▶ **AIM**: Would you extract the whole listing below and retype it exactly?

▶ **RECORDED DATA**:
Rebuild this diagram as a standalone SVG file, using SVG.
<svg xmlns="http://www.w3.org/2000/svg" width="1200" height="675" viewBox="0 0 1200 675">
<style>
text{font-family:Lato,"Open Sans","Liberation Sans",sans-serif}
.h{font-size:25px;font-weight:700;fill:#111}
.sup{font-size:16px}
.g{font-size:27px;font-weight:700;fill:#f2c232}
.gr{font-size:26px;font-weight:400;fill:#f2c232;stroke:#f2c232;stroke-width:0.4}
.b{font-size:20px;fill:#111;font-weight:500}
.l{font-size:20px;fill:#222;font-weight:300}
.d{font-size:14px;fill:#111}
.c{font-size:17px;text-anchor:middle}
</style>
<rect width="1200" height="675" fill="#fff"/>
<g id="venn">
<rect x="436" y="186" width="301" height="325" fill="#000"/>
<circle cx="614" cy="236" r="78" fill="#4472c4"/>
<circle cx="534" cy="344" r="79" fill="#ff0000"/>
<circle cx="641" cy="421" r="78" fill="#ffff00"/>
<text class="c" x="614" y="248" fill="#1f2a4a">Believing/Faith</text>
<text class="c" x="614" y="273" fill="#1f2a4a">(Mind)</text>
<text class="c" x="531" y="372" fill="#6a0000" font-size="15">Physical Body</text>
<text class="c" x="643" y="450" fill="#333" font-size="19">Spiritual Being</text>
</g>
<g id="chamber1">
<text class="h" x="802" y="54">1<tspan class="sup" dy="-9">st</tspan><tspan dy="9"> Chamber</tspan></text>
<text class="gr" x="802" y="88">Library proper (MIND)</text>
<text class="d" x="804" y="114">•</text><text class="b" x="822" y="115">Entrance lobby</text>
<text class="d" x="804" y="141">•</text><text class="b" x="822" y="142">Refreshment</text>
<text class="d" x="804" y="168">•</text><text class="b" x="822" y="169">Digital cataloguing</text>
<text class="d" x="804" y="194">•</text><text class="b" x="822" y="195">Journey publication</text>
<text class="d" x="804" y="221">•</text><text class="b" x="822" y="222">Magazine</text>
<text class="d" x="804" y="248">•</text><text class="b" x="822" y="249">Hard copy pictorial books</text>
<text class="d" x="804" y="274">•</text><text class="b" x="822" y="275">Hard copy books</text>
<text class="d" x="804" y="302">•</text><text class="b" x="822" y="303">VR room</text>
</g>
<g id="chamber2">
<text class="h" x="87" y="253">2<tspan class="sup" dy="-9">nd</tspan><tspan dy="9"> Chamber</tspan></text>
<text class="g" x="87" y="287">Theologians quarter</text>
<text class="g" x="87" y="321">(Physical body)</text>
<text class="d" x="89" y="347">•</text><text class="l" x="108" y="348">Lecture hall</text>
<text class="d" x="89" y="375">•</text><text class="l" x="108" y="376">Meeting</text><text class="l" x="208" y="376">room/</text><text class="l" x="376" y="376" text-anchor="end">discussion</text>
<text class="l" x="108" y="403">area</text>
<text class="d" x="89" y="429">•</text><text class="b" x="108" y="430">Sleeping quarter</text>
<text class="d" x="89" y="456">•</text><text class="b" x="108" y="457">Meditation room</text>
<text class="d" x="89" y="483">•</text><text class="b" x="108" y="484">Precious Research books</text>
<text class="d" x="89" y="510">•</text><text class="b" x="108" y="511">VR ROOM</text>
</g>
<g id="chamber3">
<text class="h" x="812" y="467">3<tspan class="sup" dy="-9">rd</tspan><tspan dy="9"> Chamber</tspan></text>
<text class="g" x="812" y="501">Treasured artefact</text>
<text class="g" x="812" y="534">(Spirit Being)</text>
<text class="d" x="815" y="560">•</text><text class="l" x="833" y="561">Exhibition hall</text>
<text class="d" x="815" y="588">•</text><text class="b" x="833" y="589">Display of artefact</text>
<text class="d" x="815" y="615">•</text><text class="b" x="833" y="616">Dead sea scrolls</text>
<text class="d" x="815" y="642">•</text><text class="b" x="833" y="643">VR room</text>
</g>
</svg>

▶ **OUTPUT FOR THIS EXERCISE**:
Rebuild this diagram as a standalone SVG file, using SVG.
<svg xmlns="http://www.w3.org/2000/svg" width="1200" height="675" viewBox="0 0 1200 675">
<style>
text{font-family:Lato,"Open Sans","Liberation Sans",sans-serif}
.h{font-size:25px;font-weight:700;fill:#111}
.sup{font-size:16px}
.g{font-size:27px;font-weight:700;fill:#f2c232}
.gr{font-size:26px;font-weight:400;fill:#f2c232;stroke:#f2c232;stroke-width:0.4}
.b{font-size:20px;fill:#111;font-weight:500}
.l{font-size:20px;fill:#222;font-weight:300}
.d{font-size:14px;fill:#111}
.c{font-size:17px;text-anchor:middle}
</style>
<rect width="1200" height="675" fill="#fff"/>
<g id="venn">
<rect x="436" y="186" width="301" height="325" fill="#000"/>
<circle cx="614" cy="236" r="78" fill="#4472c4"/>
<circle cx="534" cy="344" r="79" fill="#ff0000"/>
<circle cx="641" cy="421" r="78" fill="#ffff00"/>
<text class="c" x="614" y="248" fill="#1f2a4a">Believing/Faith</text>
<text class="c" x="614" y="273" fill="#1f2a4a">(Mind)</text>
<text class="c" x="531" y="372" fill="#6a0000" font-size="15">Physical Body</text>
<text class="c" x="643" y="450" fill="#333" font-size="19">Spiritual Being</text>
</g>
<g id="chamber1">
<text class="h" x="802" y="54">1<tspan class="sup" dy="-9">st</tspan><tspan dy="9"> Chamber</tspan></text>
<text class="gr" x="802" y="88">Library proper (MIND)</text>
<text class="d" x="804" y="114">•</text><text class="b" x="822" y="115">Entrance lobby</text>
<text class="d" x="804" y="141">•</text><text class="b" x="822" y="142">Refreshment</text>
<text class="d" x="804" y="168">•</text><text class="b" x="822" y="169">Digital cataloguing</text>
<text class="d" x="804" y="194">•</text><text class="b" x="822" y="195">Journey publication</text>
<text class="d" x="804" y="221">•</text><text class="b" x="822" y="222">Magazine</text>
<text class="d" x="804" y="248">•</text><text class="b" x="822" y="249">Hard copy pictorial books</text>
<text class="d" x="804" y="274">•</text><text class="b" x="822" y="275">Hard copy books</text>
<text class="d" x="804" y="302">•</text><text class="b" x="822" y="303">VR room</text>
</g>
<g id="chamber2">
<text class="h" x="87" y="253">2<tspan class="sup" dy="-9">nd</tspan><tspan dy="9"> Chamber</tspan></text>
<text class="g" x="87" y="287">Theologians quarter</text>
<text class="g" x="87" y="321">(Physical body)</text>
<text class="d" x="89" y="347">•</text><text class="l" x="108" y="348">Lecture hall</text>
<text class="d" x="89" y="375">•</text><text class="l" x="108" y="376">Meeting</text><text class="l" x="208" y="376">room/</text><text class="l" x="376" y="376" text-anchor="end">discussion</text>
<text class="l" x="108" y="403">area</text>
<text class="d" x="89" y="429">•</text><text class="b" x="108" y="430">Sleeping quarter</text>
<text class="d" x="89" y="456">•</text><text class="b" x="108" y="457">Meditation room</text>
<text class="d" x="89" y="483">•</text><text class="b" x="108" y="484">Precious Research books</text>
<text class="d" x="89" y="510">•</text><text class="b" x="108" y="511">VR ROOM</text>
</g>
<g id="chamber3">
<text class="h" x="812" y="467">3<tspan class="sup" dy="-9">rd</tspan><tspan dy="9"> Chamber</tspan></text>
<text class="g" x="812" y="501">Treasured artefact</text>
<text class="g" x="812" y="534">(Spirit Being)</text>
<text class="d" x="815" y="560">•</text><text class="l" x="833" y="561">Exhibition hall</text>
<text class="d" x="815" y="588">•</text><text class="b" x="833" y="589">Display of artefact</text>
<text class="d" x="815" y="615">•</text><text class="b" x="833" y="616">Dead sea scrolls</text>
<text class="d" x="815" y="642">•</text><text class="b" x="833" y="643">VR room</text>
</g>
</svg>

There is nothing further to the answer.